= TASK PROMPT =
Your task is to copy each line that has the word "this".

= MATERIAL SUPPLIED =
--------

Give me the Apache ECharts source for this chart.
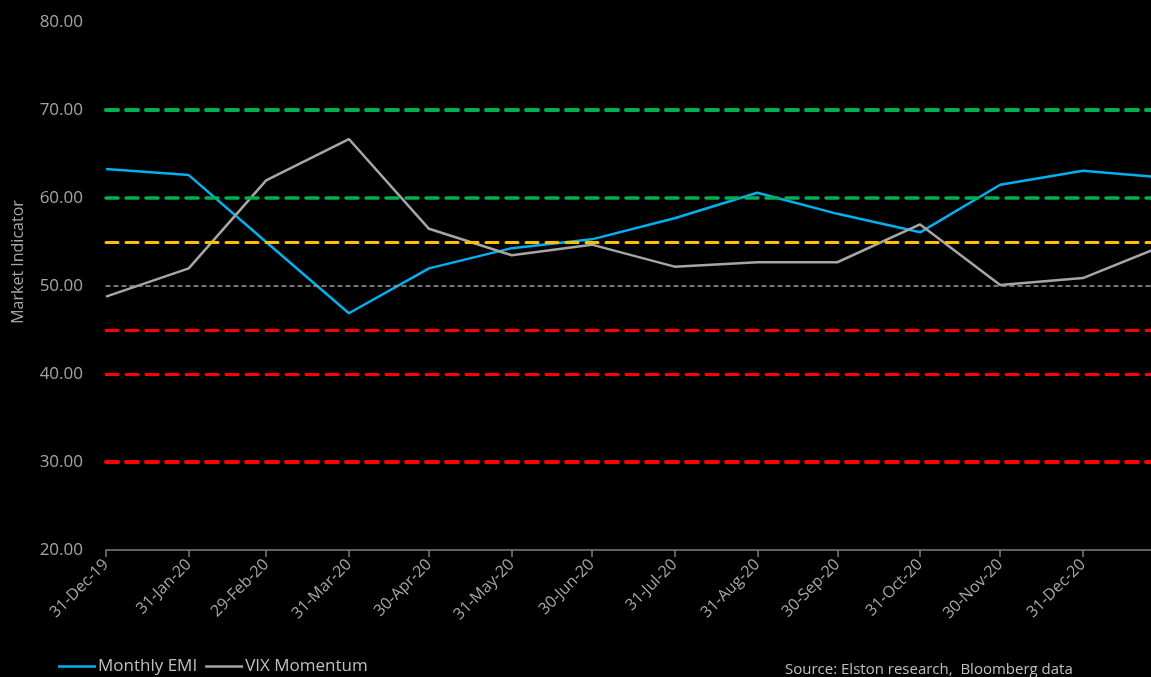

--------

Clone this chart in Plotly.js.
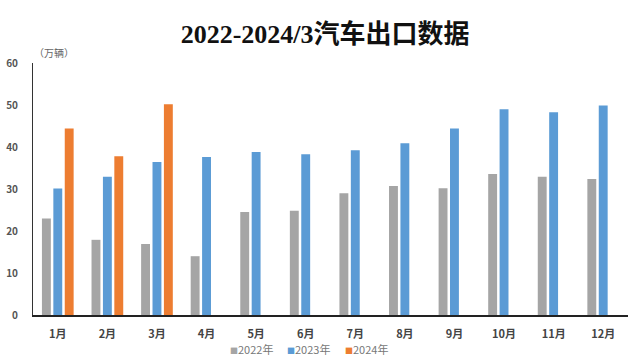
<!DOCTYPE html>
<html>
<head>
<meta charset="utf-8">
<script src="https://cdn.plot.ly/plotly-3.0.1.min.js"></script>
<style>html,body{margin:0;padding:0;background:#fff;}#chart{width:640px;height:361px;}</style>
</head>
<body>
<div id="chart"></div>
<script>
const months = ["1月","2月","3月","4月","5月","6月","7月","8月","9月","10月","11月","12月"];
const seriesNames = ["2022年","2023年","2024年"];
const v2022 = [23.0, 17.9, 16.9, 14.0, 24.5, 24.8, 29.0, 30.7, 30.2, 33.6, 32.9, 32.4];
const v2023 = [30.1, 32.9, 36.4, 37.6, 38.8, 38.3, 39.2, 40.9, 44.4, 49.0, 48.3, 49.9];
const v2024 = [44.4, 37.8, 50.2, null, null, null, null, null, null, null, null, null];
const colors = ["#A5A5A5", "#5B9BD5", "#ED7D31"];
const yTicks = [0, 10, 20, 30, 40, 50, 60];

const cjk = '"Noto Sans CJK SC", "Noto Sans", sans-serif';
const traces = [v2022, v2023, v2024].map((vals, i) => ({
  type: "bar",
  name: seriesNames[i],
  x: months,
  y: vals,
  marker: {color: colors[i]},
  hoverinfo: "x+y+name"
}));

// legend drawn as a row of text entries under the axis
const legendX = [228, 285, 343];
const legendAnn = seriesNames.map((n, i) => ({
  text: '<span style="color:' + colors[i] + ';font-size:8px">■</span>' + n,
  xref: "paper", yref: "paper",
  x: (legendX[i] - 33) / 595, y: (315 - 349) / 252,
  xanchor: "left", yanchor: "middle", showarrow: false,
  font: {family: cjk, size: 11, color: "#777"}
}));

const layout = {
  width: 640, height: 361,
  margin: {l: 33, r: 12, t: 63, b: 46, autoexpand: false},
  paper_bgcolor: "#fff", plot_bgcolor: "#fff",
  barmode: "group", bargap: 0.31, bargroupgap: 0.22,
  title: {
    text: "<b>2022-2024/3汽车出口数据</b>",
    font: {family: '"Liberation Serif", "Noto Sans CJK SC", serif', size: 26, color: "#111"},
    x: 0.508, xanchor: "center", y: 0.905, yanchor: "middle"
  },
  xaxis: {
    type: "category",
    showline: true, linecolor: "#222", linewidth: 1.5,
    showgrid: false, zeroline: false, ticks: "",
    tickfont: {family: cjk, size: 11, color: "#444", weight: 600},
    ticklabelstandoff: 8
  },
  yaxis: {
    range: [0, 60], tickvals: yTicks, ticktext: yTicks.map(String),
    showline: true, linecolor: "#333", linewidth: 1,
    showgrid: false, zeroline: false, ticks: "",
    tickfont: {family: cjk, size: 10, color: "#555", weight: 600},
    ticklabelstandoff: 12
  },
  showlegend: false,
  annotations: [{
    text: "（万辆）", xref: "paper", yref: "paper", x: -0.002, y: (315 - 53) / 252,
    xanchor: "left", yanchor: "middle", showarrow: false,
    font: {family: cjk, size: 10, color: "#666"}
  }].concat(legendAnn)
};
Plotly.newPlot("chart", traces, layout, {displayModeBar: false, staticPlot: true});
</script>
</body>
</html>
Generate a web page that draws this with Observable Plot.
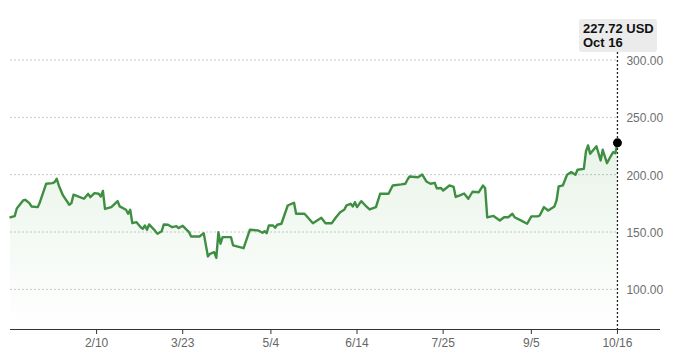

--------

= SOLUTION =
Give me the Apache ECharts source for this chart.
Clone this chart in Plotly.js.
Generate a web page that draws this with Observable Plot.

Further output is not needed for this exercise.